See if you can add additional Panels. Use the **Add Panel** button to add a new Panel:

image::grafmorepanels.png[graf,800]

Follow the same steps as before to create a few more panels, and **don't forget to Save each panel when you've created it.**

Add Panels for:

* The different quantiles of time it takes to process names `application:org_acme_people_stream_name_converter_converter_seconds` (configure it to _stack_ its values on the _Visualization_ tab, and name it "Converter Performance" on the _General_ tab).
* The JVM RSS Value `process_resident_memory_bytes` (set the visualization type to `Gauge` and the Field Units to `bytes` on the _Visualization_ tab, and the title to `Memory` on the _General_ tab.

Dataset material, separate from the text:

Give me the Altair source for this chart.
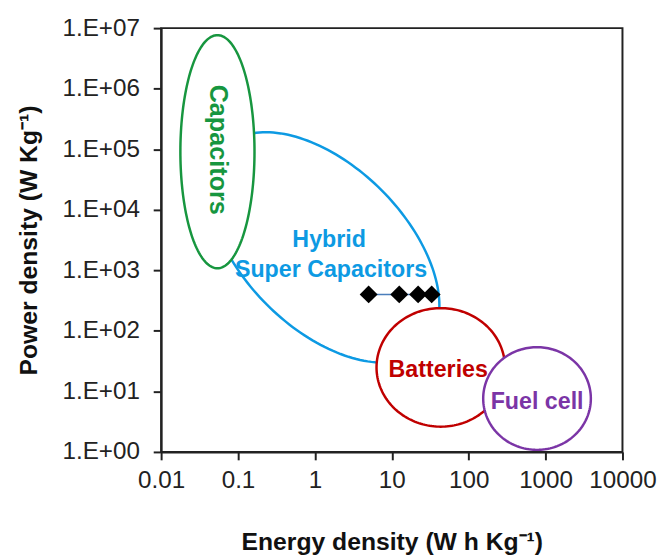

image::grafjvm.png[jvm,500]

== Fix layout

After saving, go back to the main dashboard (click on **My Dashboard** at the top and then select it under _Recent Dashboards_). Change the time value to _Last 30 Minutes_ at the top-right:

image::graftime.png[time,500]

Finally, move the _Converted Names_ Dashboard to the right of the _Converter Performance_ by dragging its title bar to the right, and then expand the memory graph to take up the full width.

Click **Save Dashboad** again to save it. Your final Dashboard should look like:

image::graffinal.png[final,500]

Beautiful, and useful! You can add many more metrics to monitor and alert for Quarkus apps using these tools.

== Cleanup

Go to the first Terminal tab and press kbd:[CTRL+C] to stop our locally running app (or close the Terminal window).

== Congratulations!

This exercise demonstrates how your Quarkus application can utilize the https://github.com/eclipse/microprofile-metrics[MicroProfile Metrics,window=_blank] specification through the SmallRye Metrics extension. You also consumed these metrics using a popular monitoring stack with Prometheus and Grafana.

There are many more possibilities for application metrics, and it's a useful way to not only gather metrics, but act on them through alerting and other features of the monitoring stack you may be using.